> _Task to complete_
Would you repeat the listing exactly but omit every picture?

********************

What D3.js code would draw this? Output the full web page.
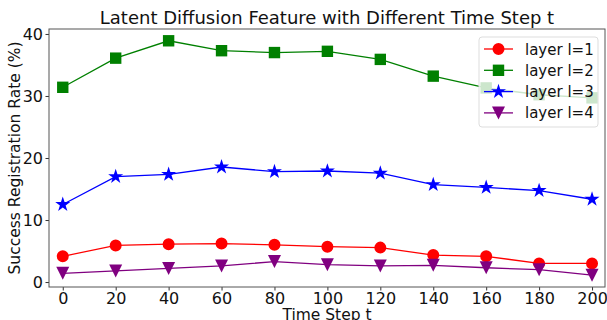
<!DOCTYPE html>
<html>
<head>
<meta charset="utf-8">
<script src="https://cdn.jsdelivr.net/npm/d3@7"></script>
<style>
  body { margin: 0; background: #fff; }
  text { font-family: "DejaVu Sans", sans-serif; fill: #111; }
</style>
</head>
<body>
<svg id="chart" width="607" height="320"></svg>
<script>
// time steps and success rates per layer
const steps = [0, 20, 40, 60, 80, 100, 120, 140, 160, 180, 200];
const layer1 = [4.15, 5.9, 6.1, 6.2, 6.0, 5.7, 5.55, 4.35, 4.15, 3.0, 3.0];
const layer2 = [31.4, 36.1, 38.9, 37.3, 37.0, 37.2, 35.9, 33.2, 31.3, 30.2, 29.7];
const layer3 = [12.5, 17.0, 17.35, 18.55, 17.8, 17.9, 17.55, 15.7, 15.25, 14.75, 13.35];
const layer4 = [1.4, 1.8, 2.2, 2.6, 3.3, 2.8, 2.6, 2.7, 2.3, 2.0, 1.1];
const xTicks = [0, 20, 40, 60, 80, 100, 120, 140, 160, 180, 200];
const yTicks = [0, 10, 20, 30, 40];

const series = [
  { name: 'layer l=1', values: layer1, color: '#ff0000', symbol: d3.symbolCircle, size: 113 },
  { name: 'layer l=2', values: layer2, color: '#008000', symbol: d3.symbolSquare, size: 130 },
  { name: 'layer l=3', values: layer3, color: '#0000ff', symbol: d3.symbolStar, size: 70 },
  { name: 'layer l=4', values: layer4, color: '#800080', symbol: 'tri', size: 6.5 }
];

const svg = d3.select('#chart');
const m = { left: 49, right: 605, top: 29, bottom: 287 };

const x = d3.scaleLinear().domain([-5.2, 204.9]).range([m.left, m.right]);
const y = d3.scaleLinear().domain([-0.8, 40.8]).range([m.bottom, m.top]);

// axes
const xAxis = svg.append('g')
  .attr('transform', `translate(0,${m.bottom})`)
  .call(d3.axisBottom(x).tickValues(xTicks).tickSize(3.5).tickPadding(2.5));
const yAxis = svg.append('g')
  .attr('transform', `translate(${m.left},0)`)
  .call(d3.axisLeft(y).tickValues(yTicks).tickSize(3.5).tickPadding(2.5));
[xAxis, yAxis].forEach(a => {
  a.select('.domain').remove();
  a.selectAll('line').attr('stroke', '#333');
  a.selectAll('text').style('font-size', '16px').attr('fill', '#111');
});

svg.append('rect')
  .attr('x', m.left).attr('y', m.top)
  .attr('width', m.right - m.left).attr('height', m.bottom - m.top)
  .attr('fill', 'none').attr('stroke', '#555').attr('stroke-width', 1);

const line = d3.line().x((d, i) => x(steps[i])).y(d => y(d));

function marker(g, s, cx, cy) {
  if (s.symbol === 'tri') {
    const r = s.size;
    g.append('path')
      .attr('d', `M${cx - r},${cy - r}L${cx + r},${cy - r}L${cx},${cy + r}Z`)
      .attr('fill', s.color);
  } else {
    g.append('path')
      .attr('d', d3.symbol(s.symbol, s.size)())
      .attr('transform', `translate(${cx},${cy})`)
      .attr('fill', s.color);
  }
}

series.forEach(s => {
  const g = svg.append('g');
  g.append('path')
    .attr('d', line(s.values))
    .attr('fill', 'none')
    .attr('stroke', s.color)
    .attr('stroke-width', 1.3);
  s.values.forEach((v, i) => marker(g, s, x(steps[i]), y(v)));
});

// title and axis labels
svg.append('text')
  .attr('x', (m.left + m.right) / 2).attr('y', 24)
  .attr('text-anchor', 'middle')
  .style('font-size', '18px')
  .text('Latent Diffusion Feature with Different Time Step t');

svg.append('text')
  .attr('transform', `translate(20,${(m.top + m.bottom) / 2}) rotate(-90)`)
  .attr('text-anchor', 'middle')
  .style('font-size', '15.5px')
  .text('Success Registration Rate (%)');

svg.append('text')
  .attr('x', (m.left + m.right) / 2).attr('y', 320)
  .attr('text-anchor', 'middle')
  .style('font-size', '15.5px')
  .text('Time Step t');

// legend
const lg = svg.append('g');
lg.append('rect')
  .attr('x', 479).attr('y', 37).attr('width', 119).attr('height', 90)
  .attr('rx', 3)
  .attr('fill', '#fff').attr('fill-opacity', 0.8)
  .attr('stroke', '#ddd');
series.forEach((s, i) => {
  const cy = 49 + i * 21.3;
  lg.append('line')
    .attr('x1', 484).attr('x2', 513).attr('y1', cy).attr('y2', cy)
    .attr('stroke', s.color).attr('stroke-width', 1.3);
  marker(lg, s, 498.5, cy);
  lg.append('text')
    .attr('x', 525).attr('y', cy + 5.5)
    .style('font-size', '15px')
    .text(s.name);
});
</script>
</body>
</html>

********************

> _Answer to this task_
What D3.js code would draw this? Output the full web page.
<!DOCTYPE html>
<html>
<head>
<meta charset="utf-8">
<script src="https://cdn.jsdelivr.net/npm/d3@7"></script>
<style>
  body { margin: 0; background: #fff; }
  text { font-family: "DejaVu Sans", sans-serif; fill: #111; }
</style>
</head>
<body>
<svg id="chart" width="607" height="320"></svg>
<script>
// time steps and success rates per layer
const steps = [0, 20, 40, 60, 80, 100, 120, 140, 160, 180, 200];
const layer1 = [4.15, 5.9, 6.1, 6.2, 6.0, 5.7, 5.55, 4.35, 4.15, 3.0, 3.0];
const layer2 = [31.4, 36.1, 38.9, 37.3, 37.0, 37.2, 35.9, 33.2, 31.3, 30.2, 29.7];
const layer3 = [12.5, 17.0, 17.35, 18.55, 17.8, 17.9, 17.55, 15.7, 15.25, 14.75, 13.35];
const layer4 = [1.4, 1.8, 2.2, 2.6, 3.3, 2.8, 2.6, 2.7, 2.3, 2.0, 1.1];
const xTicks = [0, 20, 40, 60, 80, 100, 120, 140, 160, 180, 200];
const yTicks = [0, 10, 20, 30, 40];

const series = [
  { name: 'layer l=1', values: layer1, color: '#ff0000', symbol: d3.symbolCircle, size: 113 },
  { name: 'layer l=2', values: layer2, color: '#008000', symbol: d3.symbolSquare, size: 130 },
  { name: 'layer l=3', values: layer3, color: '#0000ff', symbol: d3.symbolStar, size: 70 },
  { name: 'layer l=4', values: layer4, color: '#800080', symbol: 'tri', size: 6.5 }
];

const svg = d3.select('#chart');
const m = { left: 49, right: 605, top: 29, bottom: 287 };

const x = d3.scaleLinear().domain([-5.2, 204.9]).range([m.left, m.right]);
const y = d3.scaleLinear().domain([-0.8, 40.8]).range([m.bottom, m.top]);

// axes
const xAxis = svg.append('g')
  .attr('transform', `translate(0,${m.bottom})`)
  .call(d3.axisBottom(x).tickValues(xTicks).tickSize(3.5).tickPadding(2.5));
const yAxis = svg.append('g')
  .attr('transform', `translate(${m.left},0)`)
  .call(d3.axisLeft(y).tickValues(yTicks).tickSize(3.5).tickPadding(2.5));
[xAxis, yAxis].forEach(a => {
  a.select('.domain').remove();
  a.selectAll('line').attr('stroke', '#333');
  a.selectAll('text').style('font-size', '16px').attr('fill', '#111');
});

svg.append('rect')
  .attr('x', m.left).attr('y', m.top)
  .attr('width', m.right - m.left).attr('height', m.bottom - m.top)
  .attr('fill', 'none').attr('stroke', '#555').attr('stroke-width', 1);

const line = d3.line().x((d, i) => x(steps[i])).y(d => y(d));

function marker(g, s, cx, cy) {
  if (s.symbol === 'tri') {
    const r = s.size;
    g.append('path')
      .attr('d', `M${cx - r},${cy - r}L${cx + r},${cy - r}L${cx},${cy + r}Z`)
      .attr('fill', s.color);
  } else {
    g.append('path')
      .attr('d', d3.symbol(s.symbol, s.size)())
      .attr('transform', `translate(${cx},${cy})`)
      .attr('fill', s.color);
  }
}

series.forEach(s => {
  const g = svg.append('g');
  g.append('path')
    .attr('d', line(s.values))
    .attr('fill', 'none')
    .attr('stroke', s.color)
    .attr('stroke-width', 1.3);
  s.values.forEach((v, i) => marker(g, s, x(steps[i]), y(v)));
});

// title and axis labels
svg.append('text')
  .attr('x', (m.left + m.right) / 2).attr('y', 24)
  .attr('text-anchor', 'middle')
  .style('font-size', '18px')
  .text('Latent Diffusion Feature with Different Time Step t');

svg.append('text')
  .attr('transform', `translate(20,${(m.top + m.bottom) / 2}) rotate(-90)`)
  .attr('text-anchor', 'middle')
  .style('font-size', '15.5px')
  .text('Success Registration Rate (%)');

svg.append('text')
  .attr('x', (m.left + m.right) / 2).attr('y', 320)
  .attr('text-anchor', 'middle')
  .style('font-size', '15.5px')
  .text('Time Step t');

// legend
const lg = svg.append('g');
lg.append('rect')
  .attr('x', 479).attr('y', 37).attr('width', 119).attr('height', 90)
  .attr('rx', 3)
  .attr('fill', '#fff').attr('fill-opacity', 0.8)
  .attr('stroke', '#ddd');
series.forEach((s, i) => {
  const cy = 49 + i * 21.3;
  lg.append('line')
    .attr('x1', 484).attr('x2', 513).attr('y1', cy).attr('y2', cy)
    .attr('stroke', s.color).attr('stroke-width', 1.3);
  marker(lg, s, 498.5, cy);
  lg.append('text')
    .attr('x', 525).attr('y', cy + 5.5)
    .style('font-size', '15px')
    .text(s.name);
});
</script>
</body>
</html>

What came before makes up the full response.